None of the grounds for Fontinos’s applications presents anything like “a material change
in the facts.” At best, all of the grounds might possibly implicate “the ends of justice”

                                              3
requirement. But with only one of the two statutory criteria addressed, the applications
were inadequate on their face.
       (2) The first, second, and fourth of the specified grounds for Fotinos’s
applications all focus on why the prefiling order should be vacated because of reasons
exclusive to Ms. Barry, Fotinos’s former attorney. Even if these points were valid, they
would not furnish a basis for vacating the separate prefiling order imposed on Fotinos
herself. Because these three grounds, even if sustained, could not provide any effective
relief to Fotinos, they are moot as to her. (9 Witkin, Cal. Procedure (5th ed. 2008)
Appeal, § 749, pp. 814-815.)
       The fourth and last ground for the applications was the claimed disqualification of
Judge Freeman, who, according to Fotinos, “granted a preemptory challenge . . . on
July 23, 2012.” The trial court’s register of this action for July 23, 2012 does not show
any such action by Judge Freeman, or, indeed, any action at all involving Judge Freeman.
Even if there was such a disqualification, and Judge Freeman’s order was void, that
consequence would not be significant. As we made clear in our dismissal order, it was
Judge Karesh’s antecedent order that counts.
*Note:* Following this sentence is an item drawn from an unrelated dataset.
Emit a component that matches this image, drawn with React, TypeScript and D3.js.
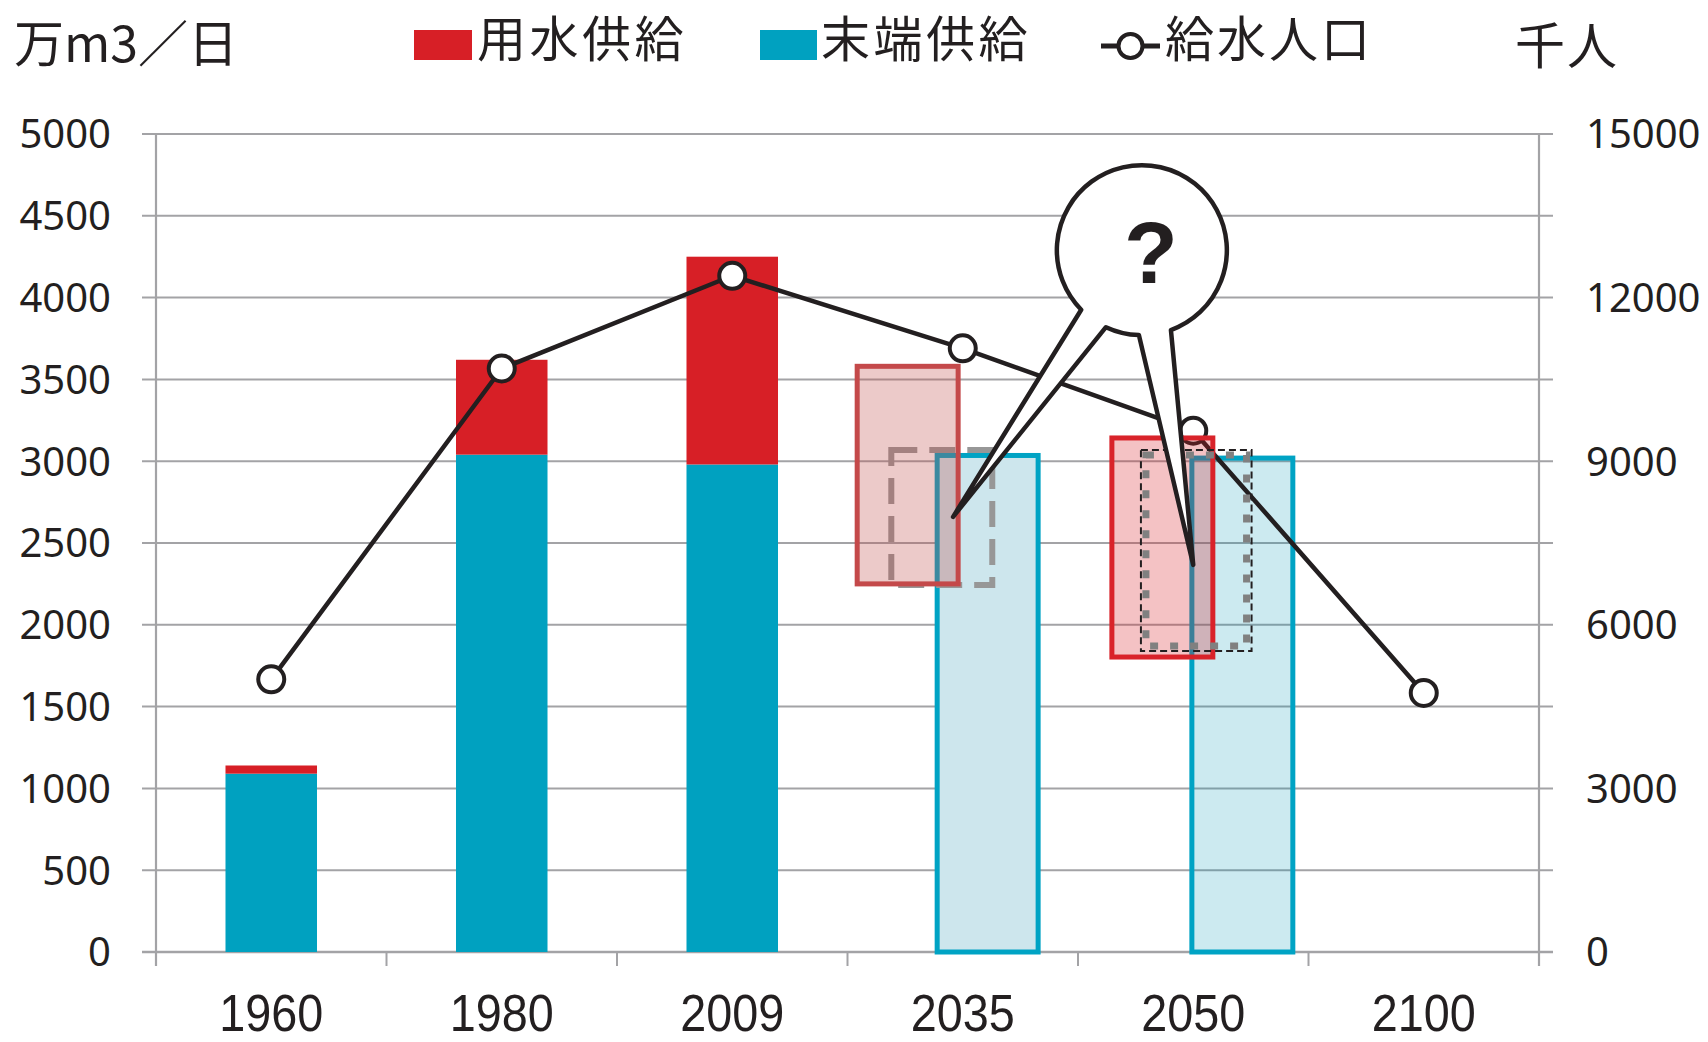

Thus, the validity of Judge Freeman’s
subsequent order would likewise be a moot issue.
       (3) Perhaps anticipating these conclusions, Fotinos attempts in her brief to
entirely recast the content of her applications. Her opening brief has three arguments.
The first is: “I. Judge Karesh acted in excess of his jurisdiction in extending the VLS to
a represented party was well as to an appellant’s attorney.” Under this heading are nine
subparts. The second is: “II. Judge Karesh’s imposition of the VLS against her in the
Family Law Case violates her access to the only forum the state provides for resolving
custody disputes.” The final argument is: “The vexatious litigant orders are void or
should be vacated as bias and/or judicial retaliation” by Judge Freeman. With the
exception of third argument, which has already been discussed, Fotinos has shifted her
focus from Judge Freeman’s order to Judge Karesh’s order. Much of that focus is
directed to attacking our dismissal of the prior appeal, and urging us to reconsider. This
massive change of position injects a host of new issues, and is therefore not permitted.

                                             4
(Johnson v. Greenelsh (2009) 47 Cal.4th 598, 603; Cable Connection, Inc. v. DIRECTV,
Inc. (2008) 44 Cal.4th 1334, 1350, fn. 12.)
       (4) “California follows a ‘one shot’ rule under which, if an order is appealable,
appeal must be taken or the right to appellate review is forfeited. [Citations.] . . . If [an
order] was appealable, it follows that it had to be timely appealed or the right to challenge
its particulars be forever lost.” (In re Baycol Cases I & II (2011) 51 Cal.4th 751, 761,
fn. 8.) “If a party fails to appeal an appealable order within the prescribed time, this court
is without jurisdiction to review that order on a subsequent appeal.” (In re Marriage of
Lloyd (1997) 55 Cal.App.4th 216, 219.) The time to attack Judge Karesh’s order was on
the prior appeal, the one we dismissed as untimely. This appeal cannot provide a second
chance.
       (5) As for the pure legal issue of the constitutionality of the vexatious litigant
statutes, this court was the first to hold them constitutional. (Taliaferro v. Hoogs (1965)
236 Cal.App.2d 521, 527-529.) No court has subsequently reached a different
conclusion. (Moran v. Murtaugh, Miller, Meyer & Nelson, LLP (2007) 40 Cal.4th 780,
786; Kobayashi v. Superior Court (2009) 175 Cal.App.4th 536, 541; Bravo v. Ismaj
(2002) 99 Cal.App.4th 211, 222; Wolfgram v. Wells Fargo Bank (1997) 53 Cal.App.4th
43, 55-57; In re Whitaker (1992) 6 Cal.App.4th 54, 56; First Western Development
Corp. v. Superior Court (1989) 212 Cal.App.3d 860, 867-868; Muller v. Tanner (1969)
2 Cal.App.3d 445, 449-454.) Even the Ninth Circuit now agrees. (Wolfe v. George
(9th Cir. 2007) 486 F.3d 1120, 1124-1126 [distinguishing Boddie v. Connecticut, supra,
401 U.S. 371, and quoting our Taliaferro conclusion that “A state may set the terms on
which it will permit litigations in its courts.”].)
       For each and all of these reasons, the order is affirmed.

                                                5
                                              _________________________
                                              Richman, J.

We concur:

_________________________
Kline, P.J.

_________________________
Brick, J.*

*
 Judge of the Alameda County Superior Court, assigned by the Chief Justice pursuant to
article VI, section 6 of the California Constitution.